Rebecca Nash & Atlas: Peaceful King

Tony Benjamin
Monday, October 21, 2019

★★★★ (Whirlwind Recordings – WR4748) Rebecca Nash (p, ky), Sara Colman (v), Nicholas Malcolm (t), Thomas Seminar Ford (g, elec), Chris Mapp (b, elec), Matt Fisher (d) and Nick Walters (elec). Rec. October 2017 and November 2018

Drawing on players from Entropi, Paradox Ensemble and other projects she plays in, pianist Rebecca Nash has assembled a like-minded collective whose strengths she knows well.
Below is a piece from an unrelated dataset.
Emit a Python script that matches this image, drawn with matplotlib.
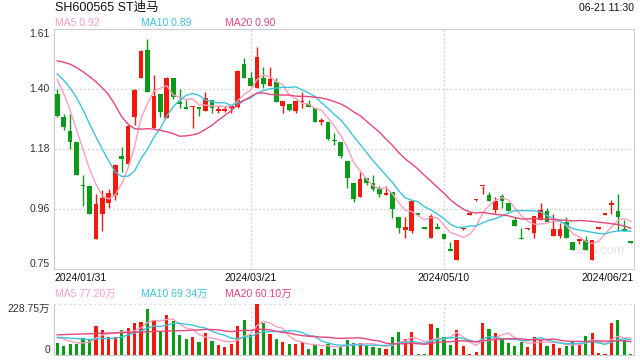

Thus armed, she has created a debut album of distinctively written pieces that allows her band plenty of individuality, while her subtly persuasive keyboards keep things moving in her chosen direction.

Tunes like the purposeful ‘Tumbleweed’ or the haunting ‘Little Light’ take shifts in tone and timing with a natural ease, balancing melodic unity with the free flow of Nick Malcolm’s elegant trumpet or Thomas Seminar Ford’s judicious guitar, while the title-track’s wistfully optimistic melody evolves through Nash’s reflective and spacious piano towards an anthemic resolution.

Sara Colman’s clear and musical vocals are a strong feature of the album, well blended to the textures around her on ‘Grace’ with its sections of free-flowing reverie or the multi-layered, higher production ‘Dreamer’.

The instantly catchy ‘Hotwired’ comes straight out of the traps with its shrewd observation of our socially mediated times with “something unexpected coming out of nowhere – and everywhere”.

Whether songs or instrumentals, there is a strong sense of Nash’s gently assertive presence presiding over the music, giving a consistency of imagination that runs through to the exuberance of closing track ‘Inishbofin’.

It is the clarity of this creative ‘voice’ that unifies the project and marks her out as one to watch, both as composer and musician.